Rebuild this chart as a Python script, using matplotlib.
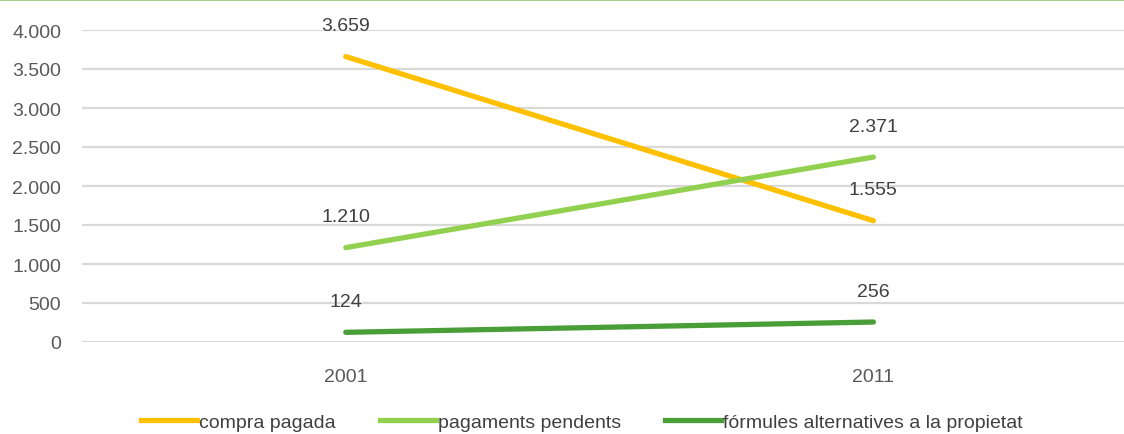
import matplotlib
matplotlib.use('Agg')
import matplotlib.pyplot as plt
from matplotlib.lines import Line2D

plt.rcParams['font.family'] = ['Liberation Sans', 'DejaVu Sans']

years = ['2001', '2011']
compra = [3659, 1555]
pendents = [1210, 2371]
alternatives = [124, 256]
names = ['compra pagada', 'pagaments pendents', 'fórmules alternatives a la propietat']
colors = ['#FFC000', '#92D050', '#4A9E37']
yticks = [0, 500, 1000, 1500, 2000, 2500, 3000, 3500, 4000]

fig = plt.figure(figsize=(11.24, 4.35), dpi=100)
ax = fig.add_axes([82 / 1124, (435 - 343) / 435, 1 - 82 / 1124, 312 / 435])

x = range(len(years))
for vals, c, n in zip([compra, pendents, alternatives], colors, names):
    ax.plot(x, vals, color=c, lw=3.8, solid_capstyle='round', label=n, zorder=3)
    for xi, v in zip(x, vals):
        lab = f'{v:,}'.replace(',', '.')
        ax.annotate(lab, (xi, v), xytext=(0, 31), textcoords='offset pixels',
                    ha='center', va='center', fontsize=14, color='#404040', zorder=4)

ax.set_xlim(-0.5, 1.475)
ax.set_ylim(0, 4000)
ax.set_xticks(list(x))
ax.set_xticklabels(years)
ax.set_yticks(yticks)
ax.set_yticklabels([f'{t:,}'.replace(',', '.') for t in yticks])
ax.tick_params(length=0, labelsize=14, colors='#595959')
ax.tick_params(axis='y', pad=15)
ax.tick_params(axis='x', pad=19)
ax.grid(axis='y', color='#D9D9D9', lw=1.6)
ax.set_axisbelow(True)
for s in ax.spines.values():
    s.set_visible(False)

# thin green rule along the top edge
fig.add_artist(Line2D([0, 1], [0.998, 0.998], transform=fig.transFigure, color='#A9D18E', lw=1.5))

handles = [Line2D([], [], color=c, lw=3.8) for c in colors]
fig.legend(handles, names, loc='center', bbox_to_anchor=(582 / 1124, 1 - 423 / 435),
           ncol=3, frameon=False, fontsize=14, handlelength=2.9, handletextpad=0.1,
           columnspacing=2.25, labelcolor='#404040')

fig.savefig('out.png', dpi=100)
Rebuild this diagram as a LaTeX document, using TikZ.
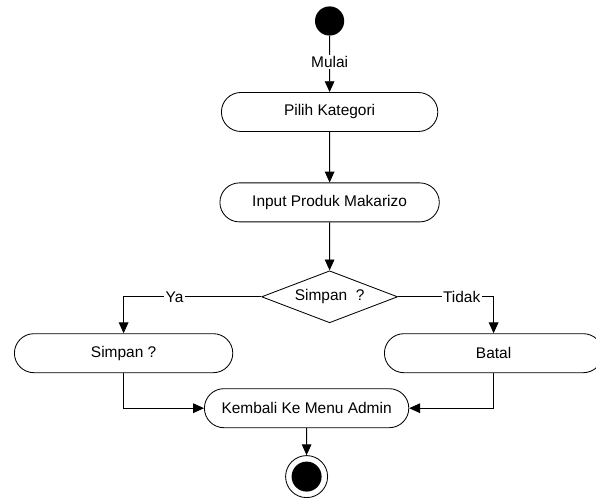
\documentclass[tikz,border=0pt]{standalone}
\usepackage{fontspec}
\setmainfont{Liberation Sans}
\usepackage{tikz}
\usetikzlibrary{arrows.meta, shapes.geometric, shapes.misc, positioning}

\begin{document}
\begin{tikzpicture}[on grid, line width=0.6pt, font=\fontsize{11}{13}\selectfont,
    aksi/.style={rounded rectangle, draw, minimum height=0.975cm, inner sep=2pt, align=center},
    keputusan/.style={diamond, draw, aspect=2.6, minimum width=3.4cm, minimum height=1.3cm, inner sep=0pt},
    bulat/.style={circle, fill=black, inner sep=0pt},
    panah/.style={-{Triangle[length=0.27cm, width=0.24cm]}},
    teks/.style={fill=white, inner sep=1pt}]

        \useasboundingbox (0,0) rectangle (14.9,12.45);

        \node[bulat, minimum size=0.73cm] (mulai) at (8.24,11.925) {};

        \node[aksi, minimum width=5.55cm, below=2.275cm of mulai] (pilih) {Pilih Kategori};

        \node[aksi, minimum width=5.625cm, below=2.26cm of pilih] (input) {Input Produk Makarizo};

        \node[keputusan, below=2.36cm of input] (simpan) {Simpan\ \ ?};

        \node[aksi, minimum width=5.6cm, below left=1.41cm and 5.15cm of simpan] (ya) {Simpan ?};

        \node[aksi, minimum width=5.6cm, below right=1.41cm and 4.1cm of simpan] (batal) {Batal};

        \node[aksi, minimum width=5.25cm, below right=1.375cm and 4.575cm of ya] (kembali) {Kembali Ke Menu Admin};

        \node[circle, draw, minimum size=1.05cm, inner sep=0pt, below=1.71cm of kembali] (selesai) {};
        \node[bulat, minimum size=0.75cm] (selesaiisi) at (selesai) {};

        \path[panah]
        (mulai) edge node[teks, pos=0.46] {Mulai} (pilih)
        (pilih) edge (input)
        (input) edge (simpan)
        (kembali) edge (selesai);

        \draw[panah] (simpan.west) -| node[teks, pos=0.315] {Ya} (ya.north);
        \draw[panah] (simpan.east) -| node[teks, pos=0.333] {Tidak} (batal.north);
        \draw[panah] (ya.south) |- (kembali.west);
        \draw[panah] (batal.south) |- (kembali.east);

    \end{tikzpicture}
\end{document}
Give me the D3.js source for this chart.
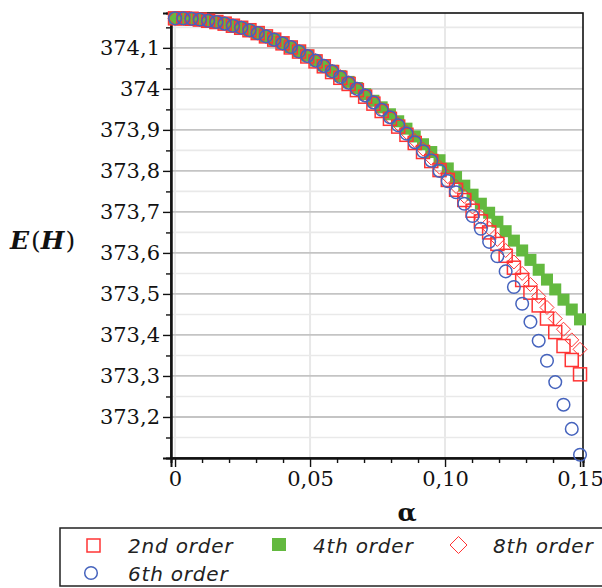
<!DOCTYPE html>
<html><head><meta charset="utf-8">
<script src="https://cdn.jsdelivr.net/npm/d3@7"></script>
<style>
html,body{margin:0;padding:0;background:#fff;}
svg{display:block;}
</style></head>
<body>
<svg id="chart" width="602" height="588"></svg>
<script>
// ---- data ----
const alpha = [0, 0.00306, 0.00612, 0.00918, 0.01224, 0.01531, 0.01837, 0.02143, 0.02449, 0.02755,
  0.03061, 0.03367, 0.03673, 0.03980, 0.04286, 0.04592, 0.04898, 0.05204, 0.05510, 0.05816,
  0.06122, 0.06429, 0.06735, 0.07041, 0.07347, 0.07653, 0.07959, 0.08265, 0.08571, 0.08878,
  0.09184, 0.09490, 0.09796, 0.10102, 0.10408, 0.10714, 0.11020, 0.11327, 0.11633, 0.11939,
  0.12245, 0.12551, 0.12857, 0.13163, 0.13469, 0.13776, 0.14082, 0.14388, 0.14694, 0.15];

const order2 = [374.172, 374.172, 374.171, 374.169, 374.166, 374.163, 374.159, 374.154, 374.149, 374.143,
  374.136, 374.128, 374.120, 374.111, 374.101, 374.091, 374.079, 374.067, 374.055, 374.041,
  374.027, 374.012, 373.997, 373.981, 373.964, 373.946, 373.927, 373.908, 373.888, 373.868,
  373.846, 373.824, 373.802, 373.778, 373.754, 373.729, 373.703, 373.677, 373.650, 373.622,
  373.593, 373.564, 373.534, 373.503, 373.472, 373.440, 373.407, 373.373, 373.339, 373.304];

const order4 = [374.172, 374.172, 374.171, 374.169, 374.166, 374.163, 374.159, 374.154, 374.149, 374.143,
  374.136, 374.128, 374.120, 374.112, 374.102, 374.092, 374.081, 374.069, 374.057, 374.044,
  374.031, 374.017, 374.002, 373.987, 373.971, 373.955, 373.938, 373.921, 373.903, 373.884,
  373.865, 373.846, 373.826, 373.806, 373.785, 373.764, 373.742, 373.720, 373.698, 373.676,
  373.653, 373.630, 373.606, 373.583, 373.559, 373.535, 373.511, 373.486, 373.462, 373.438];

const order6 = [374.172, 374.172, 374.171, 374.169, 374.166, 374.163, 374.159, 374.154, 374.149, 374.143,
  374.136, 374.128, 374.120, 374.111, 374.102, 374.091, 374.080, 374.069, 374.056, 374.043,
  374.029, 374.015, 374.000, 373.984, 373.967, 373.949, 373.931, 373.911, 373.891, 373.870,
  373.848, 373.825, 373.800, 373.775, 373.748, 373.720, 373.690, 373.659, 373.627, 373.592,
  373.555, 373.517, 373.476, 373.432, 373.386, 373.337, 373.285, 373.230, 373.171, 373.108];

const order8 = [374.172, 374.172, 374.171, 374.169, 374.166, 374.163, 374.159, 374.154, 374.149, 374.143,
  374.136, 374.128, 374.120, 374.111, 374.102, 374.091, 374.080, 374.069, 374.056, 374.043,
  374.030, 374.015, 374.000, 373.984, 373.968, 373.950, 373.932, 373.914, 373.894, 373.874,
  373.853, 373.831, 373.809, 373.786, 373.762, 373.738, 373.712, 373.687, 373.660, 373.633,
  373.606, 373.578, 373.550, 373.523, 373.494, 373.467, 373.440, 373.414, 373.388, 373.365];

const seriesNames = ["2nd order", "4th order", "8th order", "6th order"];

const xTicks = [0, 0.05, 0.10, 0.15];
const xTickLabels = ["0", "0,05", "0,10", "0,15"];
const xMinorTicks = [0.01, 0.02, 0.03, 0.04, 0.06, 0.07, 0.08, 0.09, 0.11, 0.12, 0.13, 0.14];
const yTicks = [373.2, 373.3, 373.4, 373.5, 373.6, 373.7, 373.8, 373.9, 374.0, 374.1];
const yTickLabels = ["373,2", "373,3", "373,4", "373,5", "373,6", "373,7", "373,8", "373,9", "374", "374,1"];
const yMinorTicks = [373.15, 373.25, 373.35, 373.45, 373.55, 373.65, 373.75, 373.85, 373.95, 374.05, 374.15];

// ---- layout ----
const svg = d3.select("#chart");
const L = 171, R = 583, T = 13, B = 458;
const x = d3.scaleLinear().domain([-0.0015, 0.1511]).range([L, R]);
const y = d3.scaleLinear().domain([373.1, 374.185]).range([B, T]);

const RED = "#ff3434", GREEN = "#63b93f", BLUE = "#4563bd";

// gridlines
const grid = svg.append("g");
grid.selectAll(".vg").data(xTicks.slice(0, 3)).join("line")
  .attr("x1", d => x(d)).attr("x2", d => x(d)).attr("y1", T).attr("y2", B)
  .attr("stroke", "#e8e8e8").attr("stroke-width", 2);
grid.selectAll(".hmin").data(yMinorTicks).join("line")
  .attr("x1", L).attr("x2", R).attr("y1", d => y(d)).attr("y2", d => y(d))
  .attr("stroke", "#e9e9e9").attr("stroke-width", 1.6);
grid.selectAll(".hmaj").data(yTicks).join("line")
  .attr("x1", L).attr("x2", R).attr("y1", d => y(d)).attr("y2", d => y(d))
  .attr("stroke", "#c4c4c4").attr("stroke-width", 1.8);

// frame
svg.append("rect").attr("x", L).attr("y", T).attr("width", R - L).attr("height", B - T)
  .attr("fill", "none").attr("stroke", "#111").attr("stroke-width", 1.6);

// axes
const fontTick = "'DejaVu Serif', serif";
const yAxis = svg.append("g").attr("transform", `translate(${L},0)`)
  .call(d3.axisLeft(y).tickValues(yTicks).tickFormat((d, i) => yTickLabels[i]).tickSize(8).tickPadding(3));
const yMinor = svg.append("g").attr("transform", `translate(${L},0)`)
  .call(d3.axisLeft(y).tickValues(yMinorTicks).tickFormat("").tickSize(5));
const xAxis = svg.append("g").attr("transform", `translate(0,${B})`)
  .call(d3.axisBottom(x).tickValues(xTicks).tickFormat((d, i) => xTickLabels[i]).tickSize(9).tickPadding(4));
const xMinor = svg.append("g").attr("transform", `translate(0,${B})`)
  .call(d3.axisBottom(x).tickValues(xMinorTicks).tickFormat("").tickSize(5));
[yAxis, yMinor, xAxis, xMinor].forEach(g => {
  g.select(".domain").attr("stroke", "#111").attr("stroke-width", 2);
  g.selectAll(".tick line").attr("stroke", "#111").attr("stroke-width", 1.4);
  g.selectAll("text").attr("font-family", fontTick).attr("font-size", 21).attr("fill", "#111");
});

// series
const pts = (vals) => alpha.map((a, i) => [a, vals[i]]);
const g4 = svg.append("g");
g4.selectAll("rect").data(pts(order4)).join("rect")
  .attr("x", d => x(d[0]) - 6).attr("y", d => y(d[1]) - 6).attr("width", 12).attr("height", 12)
  .attr("fill", GREEN);
const g2 = svg.append("g");
g2.selectAll("rect").data(pts(order2)).join("rect")
  .attr("x", d => x(d[0]) - 6.5).attr("y", d => y(d[1]) - 6.5).attr("width", 13).attr("height", 13)
  .attr("fill", "none").attr("stroke", RED).attr("stroke-width", 1.5);
const g8 = svg.append("g");
g8.selectAll("path").data(pts(order8)).join("path")
  .attr("d", d => { const cx = x(d[0]), cy = y(d[1]), r = 7; return `M${cx},${cy - r}L${cx + r},${cy}L${cx},${cy + r}L${cx - r},${cy}Z`; })
  .attr("fill", "none").attr("stroke", RED).attr("stroke-width", 1);
const g6 = svg.append("g");
g6.selectAll("circle").data(pts(order6)).join("circle")
  .attr("cx", d => x(d[0])).attr("cy", d => y(d[1])).attr("r", 6.3)
  .attr("fill", "none").attr("stroke", BLUE).attr("stroke-width", 1.5);

// axis titles
const yt = svg.append("text").attr("x", 10).attr("y", 249)
  .attr("font-family", fontTick).attr("font-size", 25).attr("fill", "#111");
yt.append("tspan").attr("font-weight", "bold").attr("font-style", "italic").text("E");
yt.append("tspan").attr("dx", 2).text("(");
yt.append("tspan").attr("font-weight", "bold").attr("font-style", "italic").text("H");
yt.append("tspan").attr("dx", 1).text(")");

svg.append("text").attr("x", 407).attr("y", 521).attr("text-anchor", "middle")
  .attr("font-family", fontTick).attr("font-size", 25).attr("font-weight", "bold").attr("fill", "#111")
  .text("α");

// legend
svg.append("rect").attr("x", 60).attr("y", 528).attr("width", 560).attr("height", 58)
  .attr("fill", "none").attr("stroke", "#222").attr("stroke-width", 1.5);
const lg = svg.append("g").attr("font-family", "'DejaVu Sans', sans-serif").attr("font-style", "italic")
  .attr("font-size", 20).attr("fill", "#222").attr("letter-spacing", 0.8);
// 2nd order
lg.append("rect").attr("x", 87).attr("y", 539).attr("width", 13).attr("height", 13)
  .attr("fill", "none").attr("stroke", RED).attr("stroke-width", 1.5);
lg.append("text").attr("x", 128).attr("y", 553).text(seriesNames[0]);
// 4th order
lg.append("rect").attr("x", 272).attr("y", 538).attr("width", 14).attr("height", 13).attr("fill", GREEN);
lg.append("text").attr("x", 313).attr("y", 553).text(seriesNames[1]);
// 8th order
lg.append("path").attr("d", "M458.5,536.5L467,545L458.5,553.5L450,545Z")
  .attr("fill", "none").attr("stroke", RED).attr("stroke-width", 1);
lg.append("text").attr("x", 493).attr("y", 553).text(seriesNames[2]);
// 6th order
lg.append("circle").attr("cx", 91).attr("cy", 573).attr("r", 6.3)
  .attr("fill", "none").attr("stroke", BLUE).attr("stroke-width", 1.5);
lg.append("text").attr("x", 128).attr("y", 581).text(seriesNames[3]);
</script>
</body></html>
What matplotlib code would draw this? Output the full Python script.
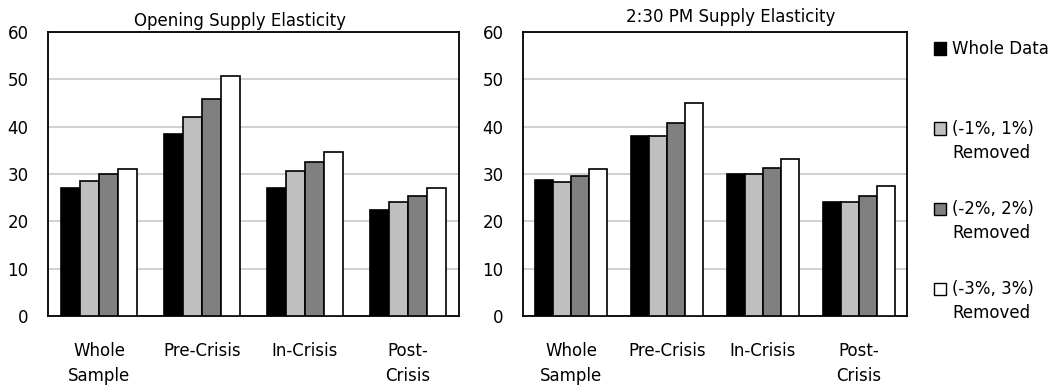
import numpy as np
import matplotlib.pyplot as plt
from matplotlib.patches import Rectangle

plt.rcParams['font.family'] = ['DejaVu Sans']

categories = ['Whole\nSample', 'Pre-Crisis', 'In-Crisis', 'Post-\nCrisis']
series_names = ['Whole Data', '(-1%, 1%)\nRemoved', '(-2%, 2%)\nRemoved', '(-3%, 3%)\nRemoved']
colors = ['#000000', '#bfbfbf', '#808080', '#ffffff']

# Opening supply elasticity
opening_whole = [27.0, 38.4, 27.0, 22.4]
opening_1pct = [28.6, 42.0, 30.6, 24.1]
opening_2pct = [29.9, 45.8, 32.6, 25.3]
opening_3pct = [31.1, 50.6, 34.7, 27.0]

# 2:30 PM supply elasticity
pm_whole = [28.7, 38.0, 30.0, 24.1]
pm_1pct = [28.3, 38.0, 30.0, 24.1]
pm_2pct = [29.5, 40.8, 31.2, 25.3]
pm_3pct = [31.1, 45.0, 33.2, 27.4]

opening = [opening_whole, opening_1pct, opening_2pct, opening_3pct]
pm = [pm_whole, pm_1pct, pm_2pct, pm_3pct]

FS = 12
fig = plt.figure(figsize=(10.61, 3.87), dpi=100)
W, H = 1061, 387
ax1 = fig.add_axes([48 / W, 71 / H, 411 / W, 284 / H])
ax2 = fig.add_axes([523 / W, 71 / H, 384 / W, 284 / H])

def draw(ax, data, title, tx, ty):
    x = np.arange(len(categories))
    bw = 0.185
    for i, (vals, c) in enumerate(zip(data, colors)):
        ax.bar(x + (i - 1.5) * bw, vals, bw, color=c, edgecolor='black',
               linewidth=1.2, zorder=3, label=series_names[i])
    ax.set_xlim(-0.5, len(categories) - 0.5)
    ax.set_ylim(0, 60)
    ax.set_yticks(range(0, 61, 10))
    ax.yaxis.grid(True, color='#c8c8c8', linewidth=1.2, zorder=0)
    ax.set_xticks(x)
    ax.set_xticklabels(categories, fontsize=FS, linespacing=1.5)
    ax.tick_params(axis='both', length=0, labelsize=FS)
    ax.tick_params(axis='x', pad=19)
    ax.tick_params(axis='y', pad=14)
    for s in ax.spines.values():
        s.set_color('black')
        s.set_linewidth(1.3)
    ax.text(tx, ty, title, transform=ax.transAxes, ha='center',
            va='baseline', fontsize=FS)

draw(ax1, opening, 'Opening Supply Elasticity', (240 - 48) / 411, 1 + 6 / 284)
draw(ax2, pm, '2:30 PM Supply Elasticity', (731 - 523) / 384, 1 + 10 / 284)

# legend drawn by hand: swatch sits beside the first line of each label
for i, (name, c) in enumerate(zip(series_names, colors)):
    yc = 48.5 + i * 80
    fig.add_artist(Rectangle((934 / W, 1 - (yc + 6) / H), 12 / W, 12 / H,
                             transform=fig.transFigure, facecolor=c,
                             edgecolor='black', linewidth=1.0))
    fig.text(952 / W, 1 - (yc - 9) / H, name, ha='left', va='top',
             fontsize=FS, linespacing=1.45)

fig.savefig('out.png', dpi=100)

┄┄┄┄┄┄

> Aim of the exercise:
Every line from the top of the entries through the line that holds "transform=fig.transFigure, color='#A9D18E', lw=1.5))" is to be quoted exactly, please, and nothing else; omit the pictures.

> Task answer:
Rebuild this chart as a Python script, using matplotlib.
import matplotlib
matplotlib.use('Agg')
import matplotlib.pyplot as plt
from matplotlib.lines import Line2D

plt.rcParams['font.family'] = ['Liberation Sans', 'DejaVu Sans']

years = ['2001', '2011']
compra = [3659, 1555]
pendents = [1210, 2371]
alternatives = [124, 256]
names = ['compra pagada', 'pagaments pendents', 'fórmules alternatives a la propietat']
colors = ['#FFC000', '#92D050', '#4A9E37']
yticks = [0, 500, 1000, 1500, 2000, 2500, 3000, 3500, 4000]

fig = plt.figure(figsize=(11.24, 4.35), dpi=100)
ax = fig.add_axes([82 / 1124, (435 - 343) / 435, 1 - 82 / 1124, 312 / 435])

x = range(len(years))
for vals, c, n in zip([compra, pendents, alternatives], colors, names):
    ax.plot(x, vals, color=c, lw=3.8, solid_capstyle='round', label=n, zorder=3)
    for xi, v in zip(x, vals):
        lab = f'{v:,}'.replace(',', '.')
        ax.annotate(lab, (xi, v), xytext=(0, 31), textcoords='offset pixels',
                    ha='center', va='center', fontsize=14, color='#404040', zorder=4)

ax.set_xlim(-0.5, 1.475)
ax.set_ylim(0, 4000)
ax.set_xticks(list(x))
ax.set_xticklabels(years)
ax.set_yticks(yticks)
ax.set_yticklabels([f'{t:,}'.replace(',', '.') for t in yticks])
ax.tick_params(length=0, labelsize=14, colors='#595959')
ax.tick_params(axis='y', pad=15)
ax.tick_params(axis='x', pad=19)
ax.grid(axis='y', color='#D9D9D9', lw=1.6)
ax.set_axisbelow(True)
for s in ax.spines.values():
    s.set_visible(False)

# thin green rule along the top edge
fig.add_artist(Line2D([0, 1], [0.998, 0.998], transform=fig.transFigure, color='#A9D18E', lw=1.5))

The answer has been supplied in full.